Director of the Cuyahoga County Board of Elections Tony Perlatti said his team is expecting as many as 350,000 mail-in ballot applications by election day on Nov. 3, making up more than 50% of the total vote countywide.

Perlatti said his team will add 50 additional temporary employees to help with the counting of ballots, working to prevent longer delays in election results.

Perlatti urged voters to send in their mail-in ballot applications as soon as possible, and if they have questions to log into the county websitefor help.

“You want to maximize the mail-in window, especially with the vote-by-mail process,” Perlatti said. “We will have some kind of result, but again, it’s not going to be until the wee hours of Nov. 4, the day after."

Perlatti said his team has also added two additional scanners but said voters should not delay sending in their vote-by-mail applications with all Ohio counties starting to send out ballots on Oct. 6.

“A scanner only goes so fast, you can’t make it go any faster, so the time it takes is the time it takes,” Perlatti said. “It’s accuracy over speed, you can’t cut corners no matter what the volume is, you have to go through your process.”

Dale Fellows, Chairman of the Lake County Board of Elections, said he's expecting vote-by-mail to make up a record 60% of the vote in his county.

Like some other Ohio counties, Fellows said his team has set up online application and ballot tracking to ease the minds of voters about the process.
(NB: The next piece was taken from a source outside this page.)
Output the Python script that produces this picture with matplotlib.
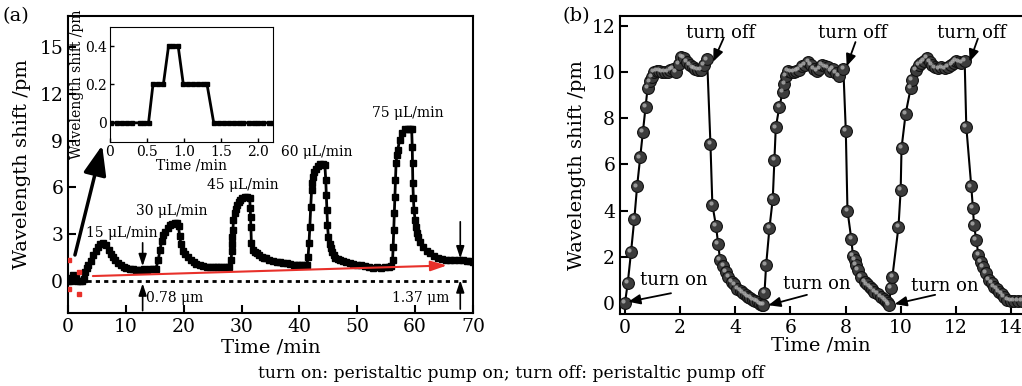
import matplotlib
matplotlib.use("Agg")
import matplotlib.pyplot as plt
from matplotlib import transforms

plt.rcParams['font.family'] = ['DejaVu Serif']
plt.rcParams['xtick.direction'] = 'in'
plt.rcParams['ytick.direction'] = 'in'

# ---- panel (a): wavelength shift vs time for each flow rate, (min, pm)
trace_base = [(0, 0), (0.3, 0), (0.6, 0.2), (0.85, 0.4), (1.1, 0.2), (1.3, 0.2),
              (1.6, 0), (2.0, 0), (2.4, 0), (2.7, 0.1)]
trace_15 = [(2.9, 0.6), (3.2, 0.85), (3.5, 1.0), (3.9, 1.3), (4.4, 1.65), (4.8, 1.95),
            (5.2, 2.2), (5.6, 2.35), (6.1, 2.42), (6.5, 2.3), (7.0, 2.0), (7.4, 1.75),
            (7.8, 1.55), (8.2, 1.35), (8.7, 1.17), (9.1, 1.02), (9.6, 0.92), (10.1, 0.83),
            (10.7, 0.77), (11.2, 0.75), (11.7, 0.72), (12.2, 0.72), (12.7, 0.74),
            (13.2, 0.78), (13.7, 0.74), (14.2, 0.75), (14.7, 0.76), (15.2, 0.8)]
trace_30 = [(15.6, 1.35), (15.9, 2.0), (16.2, 2.6), (16.5, 2.95), (16.8, 3.16), (17.2, 3.4),
            (17.6, 3.6), (18.0, 3.68), (18.5, 3.72), (18.8, 3.7), (19.1, 3.5), (19.3, 2.9),
            (19.5, 2.4), (19.9, 1.95), (20.3, 1.72), (20.8, 1.55), (21.2, 1.38), (21.7, 1.24),
            (22.2, 1.12), (22.8, 1.03), (23.4, 0.96), (24.0, 0.93), (24.5, 0.9), (25.0, 0.9),
            (25.5, 0.88), (26.0, 0.88), (26.5, 0.9), (27.0, 0.88), (27.5, 0.9), (27.9, 0.92)]
trace_45 = [(28.2, 1.35), (28.3, 1.9), (28.35, 2.4), (28.4, 2.85), (28.5, 3.27), (28.6, 3.9),
            (28.8, 4.34), (29.0, 4.65), (29.2, 4.87), (29.5, 5.08), (29.7, 5.2), (30.1, 5.32),
            (30.6, 5.4), (31.0, 5.38), (31.4, 5.3), (31.5, 4.66), (31.55, 4.1), (31.6, 3.48),
            (31.7, 2.42), (32.0, 2.0), (32.3, 1.88), (32.6, 1.78), (33.0, 1.66), (33.5, 1.56),
            (33.9, 1.5), (34.3, 1.45), (34.8, 1.38), (35.4, 1.3), (36.1, 1.24), (36.7, 1.2),
            (37.2, 1.16), (37.8, 1.13), (38.4, 1.1), (39.0, 1.06), (39.5, 1.03), (40.0, 1.03),
            (40.5, 1.02), (41.0, 1.03), (41.3, 1.05)]
trace_60 = [(41.5, 1.56), (41.65, 2.42), (41.8, 3.48), (41.95, 4.76), (42.1, 5.83), (42.25, 6.3),
            (42.4, 6.69), (42.6, 7.0), (42.9, 7.2), (43.2, 7.4), (43.6, 7.5), (44.0, 7.5),
            (44.4, 7.43), (44.55, 6.47), (44.65, 5.5), (44.75, 4.55), (44.85, 3.6), (45.0, 2.84),
            (45.2, 2.4), (45.4, 2.1), (45.6, 1.85), (45.9, 1.65), (46.2, 1.5), (46.6, 1.4),
            (47.0, 1.32), (47.5, 1.26), (48.0, 1.2), (48.7, 1.13), (49.3, 1.1), (50.0, 1.05),
            (50.6, 1.0), (51.3, 0.95), (52.0, 0.92), (52.7, 0.85), (53.4, 0.9), (54.1, 0.85),
            (54.8, 0.9), (55.4, 0.88), (55.9, 0.95)]
trace_75 = [(56.1, 1.35), (56.2, 2.2), (56.3, 3.27), (56.4, 4.36), (56.5, 5.4), (56.6, 6.47),
            (56.7, 7.54), (56.85, 8.1), (57.0, 8.4), (57.3, 9.04), (57.7, 9.47), (58.2, 9.72),
            (58.7, 9.75), (59.1, 9.75), (59.4, 9.72), (59.5, 8.6), (59.55, 7.54), (59.6, 6.26),
            (59.7, 5.3), (59.8, 4.55), (60.0, 3.9), (60.1, 3.48), (60.3, 3.1), (60.5, 2.84),
            (60.9, 2.5), (61.4, 2.2), (62.0, 1.95), (62.6, 1.78), (63.3, 1.6), (64.0, 1.48),
            (64.7, 1.42), (65.4, 1.38), (66.1, 1.36), (66.8, 1.35), (67.5, 1.35), (68.2, 1.37),
            (68.9, 1.3), (69.5, 1.27), (70.0, 1.25)]
flow_labels = ['15 μL/min', '30 μL/min', '45 μL/min', '60 μL/min', '75 μL/min']
drift_labels = ['0.78 μm', '1.37 μm']

# inset: first 2.2 min
inset_t = [0.02, 0.09, 0.16, 0.23, 0.3, 0.4, 0.46, 0.52, 0.58, 0.65, 0.72, 0.79, 0.85, 0.92,
           0.99, 1.05, 1.12, 1.19, 1.25, 1.31, 1.4, 1.47, 1.54, 1.6, 1.67, 1.74, 1.8, 1.87,
           1.94, 2.0, 2.07, 2.14, 2.2]
inset_shift = [0, 0, 0, 0, 0, 0, 0, 0, 0.2, 0.2, 0.2, 0.4, 0.4, 0.4,
               0.2, 0.2, 0.2, 0.2, 0.2, 0.2, 0, 0, 0, 0, 0, 0, 0, 0,
               0, 0, 0, 0, 0]

# ---- panel (b): three on/off cycles, (min, pm)
cycle_1 = [(0.0, 0.0), (0.1, 0.85), (0.22, 2.2), (0.34, 3.65), (0.44, 5.05), (0.55, 6.3),
           (0.65, 7.4), (0.75, 8.5), (0.82, 9.3), (0.9, 9.6), (0.97, 9.8), (1.05, 10.0),
           (1.15, 10.05), (1.25, 10.05), (1.35, 10.0), (1.45, 10.0), (1.55, 10.0), (1.65, 10.1),
           (1.75, 10.15), (1.85, 10.0), (1.95, 10.35), (2.05, 10.65), (2.15, 10.6), (2.25, 10.45),
           (2.35, 10.3), (2.45, 10.2), (2.55, 10.15), (2.65, 10.1), (2.75, 10.1), (2.85, 10.3),
           (2.98, 10.55), (3.1, 6.9), (3.17, 4.25), (3.3, 3.35), (3.38, 2.55), (3.45, 1.86),
           (3.57, 1.6), (3.67, 1.35), (3.75, 1.11), (3.87, 0.92), (3.97, 0.8), (4.08, 0.62),
           (4.2, 0.52), (4.29, 0.42), (4.38, 0.34), (4.46, 0.27), (4.55, 0.2), (4.64, 0.14),
           (4.73, 0.08), (4.82, 0.03), (4.9, -0.04), (4.97, -0.08)]
cycle_2 = [(5.02, -0.1), (5.06, 0.43), (5.12, 1.64), (5.24, 3.24), (5.36, 4.5), (5.42, 6.2),
           (5.47, 7.6), (5.6, 8.5), (5.72, 9.15), (5.78, 9.5), (5.85, 9.85), (5.92, 10.05),
           (6.02, 10.0), (6.12, 10.0), (6.22, 10.05), (6.32, 10.1), (6.42, 10.25), (6.52, 10.3),
           (6.65, 10.45), (6.75, 10.3), (6.85, 10.15), (6.95, 10.05), (7.05, 10.15), (7.15, 10.3),
           (7.25, 10.25), (7.35, 10.2), (7.45, 10.05), (7.55, 10.15), (7.65, 9.95), (7.75, 9.85),
           (7.92, 10.15), (8.01, 7.45), (8.07, 4.0), (8.21, 2.76), (8.27, 2.03), (8.33, 1.86),
           (8.39, 1.64), (8.45, 1.43), (8.57, 1.14), (8.69, 0.92), (8.78, 0.8), (8.87, 0.7),
           (8.96, 0.6), (9.05, 0.49), (9.17, 0.38), (9.29, 0.27), (9.38, 0.18), (9.46, 0.1),
           (9.53, 0.0), (9.58, -0.09)]
cycle_3 = [(9.64, 0.64), (9.7, 1.14), (9.92, 3.3), (10.0, 4.9), (10.03, 6.7), (10.18, 8.2),
           (10.36, 9.3), (10.42, 9.65), (10.54, 10.1), (10.65, 10.3), (10.75, 10.4), (10.85, 10.5),
           (10.95, 10.6), (11.05, 10.45), (11.13, 10.3), (11.25, 10.2), (11.37, 10.16),
           (11.48, 10.2), (11.6, 10.16), (11.72, 10.22), (11.84, 10.3), (11.92, 10.4),
           (12.0, 10.5), (12.1, 10.45), (12.2, 10.4), (12.32, 10.5), (12.38, 7.63), (12.56, 5.05),
           (12.62, 4.1), (12.66, 3.38), (12.74, 2.73), (12.82, 2.08), (12.92, 1.79), (12.97, 1.57),
           (13.1, 1.29), (13.21, 1.0), (13.3, 0.85), (13.39, 0.71), (13.48, 0.6), (13.57, 0.49),
           (13.66, 0.38), (13.75, 0.27), (13.87, 0.13), (14.0, 0.1), (14.12, 0.08), (14.25, 0.08),
           (14.4, 0.08)]
event_labels = ['turn on', 'turn off']

fig = plt.figure(figsize=(10.22, 3.86), dpi=100)

# ================= panel (a)
ax1 = fig.add_axes([68 / 1022, 1 - 313 / 386, 405 / 1022, 297 / 386])
trace_a = trace_base + trace_15 + trace_30 + trace_45 + trace_60 + trace_75
ta = [p[0] for p in trace_a]
va = [p[1] for p in trace_a]
ax1.plot(ta, va, color='k', lw=2, marker='s', ms=4, zorder=3)
ax1.axhline(0, xmin=3.2 / 70, xmax=69.3 / 70, color='k', lw=2, ls=(0, (1.5, 1.5)), zorder=2)
ax1.set_xlim(0, 70)
ax1.set_ylim(-2.05, 17.0)
ax1.set_xticks(range(0, 71, 10))
ax1.set_yticks(range(0, 16, 3))
ax1.tick_params(labelsize=13.5, width=1.5, length=6)
for s in ax1.spines.values():
    s.set_linewidth(1.5)
ax1.set_xlabel('Time /min', fontsize=14, labelpad=2)
ax1.set_ylabel('Wavelength shift /pm', fontsize=14, labelpad=6)

for lab, (x, y) in zip(flow_labels, [(9.3, 3.1), (18.0, 4.5), (30.3, 6.15), (43.0, 8.3), (58.8, 10.8)]):
    ax1.text(x, y, lab, fontsize=10, ha='center', va='center')

# red drift arrow
ax1.annotate('', xy=(65.5, 1.0), xytext=(4.3, 0.32),
             arrowprops=dict(arrowstyle='-|>,head_length=0.7,head_width=0.22', color='#e8302a',
                             lw=1.5, mutation_scale=14, shrinkA=0, shrinkB=0), zorder=4)
# arrow to inset
ax1.annotate('', xy=(5.9, 8.7), xytext=(1.2, 1.67),
             arrowprops=dict(arrowstyle='-|>,head_length=0.9,head_width=0.35', color='k',
                             lw=2.5, mutation_scale=20, shrinkA=0, shrinkB=0), zorder=4)
# red corner marks of the zoomed region
ax1.plot([0.2, 1.95, 0.2, 1.9], [1.35, 0.6, -0.53, -0.83], ls='none', marker='s', ms=3,
         color='#e8302a', zorder=4)

small = dict(arrowstyle='-|>,head_length=0.6,head_width=0.2', color='k', lw=1.2,
             mutation_scale=12, shrinkA=0, shrinkB=0)
ax1.annotate('', xy=(12.9, 0.95), xytext=(12.9, 2.45), arrowprops=small)
ax1.annotate('', xy=(12.9, -0.15), xytext=(12.9, -1.9), arrowprops=small)
ax1.annotate('', xy=(67.8, 1.45), xytext=(67.8, 3.8), arrowprops=small)
ax1.annotate('', xy=(67.8, 0.05), xytext=(67.8, -1.8), arrowprops=small)
ax1.text(13.4, -1.1, drift_labels[0], fontsize=10, ha='left', va='center')
ax1.text(65.9, -1.1, drift_labels[1], fontsize=10, ha='right', va='center')

# inset
axin = fig.add_axes([110 / 1022, 1 - 142 / 386, 163 / 1022, 115 / 386])
axin.plot(inset_t, inset_shift, color='k', lw=2, marker='s', ms=3.5)
axin.set_xlim(0, 2.2)
axin.set_ylim(-0.1, 0.5)
axin.set_xticks([0, 0.5, 1.0, 1.5, 2.0])
axin.set_xticklabels(['0', '0.5', '1.0', '1.5', '2.0'])
axin.set_yticks([0, 0.2, 0.4])
axin.set_yticklabels(['0', '0.2', '0.4'])
axin.tick_params(labelsize=10, width=1, length=3, pad=2)
axin.set_xlabel('Time /min', fontsize=10, labelpad=0)
axin.set_ylabel('Wavelength shift /pm', fontsize=10, labelpad=1)

# ================= panel (b)
ax2 = fig.add_axes([620 / 1022, 1 - 314 / 386, 402 / 1022, 298 / 386])
trace_b = cycle_1 + cycle_2 + cycle_3
tb = [p[0] for p in trace_b]
vb = [p[1] for p in trace_b]
ax2.plot(tb, vb, color='k', lw=1.5, zorder=2)
ax2.plot(tb, vb, ls='none', marker='o', ms=8.5, mfc='#3c3c3c', mec='#111111', mew=0.8, zorder=3)
shine = transforms.offset_copy(ax2.transData, fig=fig, x=-1.3, y=1.3, units='points')
ax2.plot(tb, vb, ls='none', marker='o', ms=3, mfc='#b0b0b0', mec='none', alpha=0.8,
         transform=shine, zorder=4)
ax2.set_xlim(-0.18, 14.4)
ax2.set_ylim(-0.48, 12.43)
ax2.set_xticks(range(0, 15, 2))
ax2.set_yticks(range(0, 13, 2))
ax2.spines['right'].set_visible(False)
for s in ax2.spines.values():
    s.set_linewidth(1.5)
ax2.tick_params(labelsize=13.5, width=1.5, length=6)
ax2.set_xlabel('Time /min', fontsize=14, labelpad=0)
ax2.set_ylabel('Wavelength shift /pm', fontsize=14, labelpad=4)

ev = dict(arrowstyle='-|>,head_length=0.6,head_width=0.25', color='k', lw=1.3,
          mutation_scale=12, shrinkA=0, shrinkB=0)
# turn on
for (tx, ty), tail, tip in [((0.55, 1.0), (1.67, 0.42), (0.12, 0.05)),
                            ((5.72, 0.8), (6.6, 0.35), (5.2, -0.1)),
                            ((10.36, 0.75), (11.25, 0.35), (9.78, -0.05))]:
    ax2.text(tx, ty, event_labels[0], fontsize=13, ha='left', va='center', zorder=5)
    ax2.annotate('', xy=tip, xytext=tail, arrowprops=ev, zorder=5)
# turn off
for (tx, ty), tail, tip in [((3.46, 11.7), (3.57, 11.45), (3.2, 10.45)),
                            ((8.27, 11.7), (8.36, 11.3), (8.04, 10.25)),
                            ((12.56, 11.7), (12.8, 11.45), (12.5, 10.45))]:
    ax2.text(tx, ty, event_labels[1], fontsize=13, ha='center', va='center', zorder=5)
    ax2.annotate('', xy=tip, xytext=tail, arrowprops=ev, zorder=5)

fig.text(3 / 1022, 1 - 16 / 386, '(a)', fontsize=14, ha='left', va='center')
fig.text(576 / 1022, 1 - 16 / 386, '(b)', fontsize=14, ha='center', va='center')
fig.text(511 / 1022, 1 - 374 / 386,
         'turn on: peristaltic pump on; turn off: peristaltic pump off',
         fontsize=12.3, ha='center', va='center')

fig.savefig('out.png', dpi=100)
“It will show when we sent it out, it will say when that application arrived back, then you can track your ballot when we sent out the ballot. It will also say what date it arrived back,” Fellows said. “Some voters have a lot of concerns about the mail. Keep in mind our results are truly unofficial until we certify the election, which is several weeks later."

David Cohen, Political Science Professor at the University of Akron and Interim Director at the Bliss Institute of Applied Politics, said he's concerned about the potential for long delays in declaring a winner in the presidential race.

“I’m not confident that we’ll actually have a winner after the night concludes,” Cohen said. "What I fear the most is if it's a long-drawn-out process that becomes politicized from the start and that people do not have confidence one way or the other in the election result. Whoever wins, there is going to be a lot of doubt on the other side on who came up short and their supporters are going to be upset and angry, and I worry that could translate into civil unrest throughout the country.”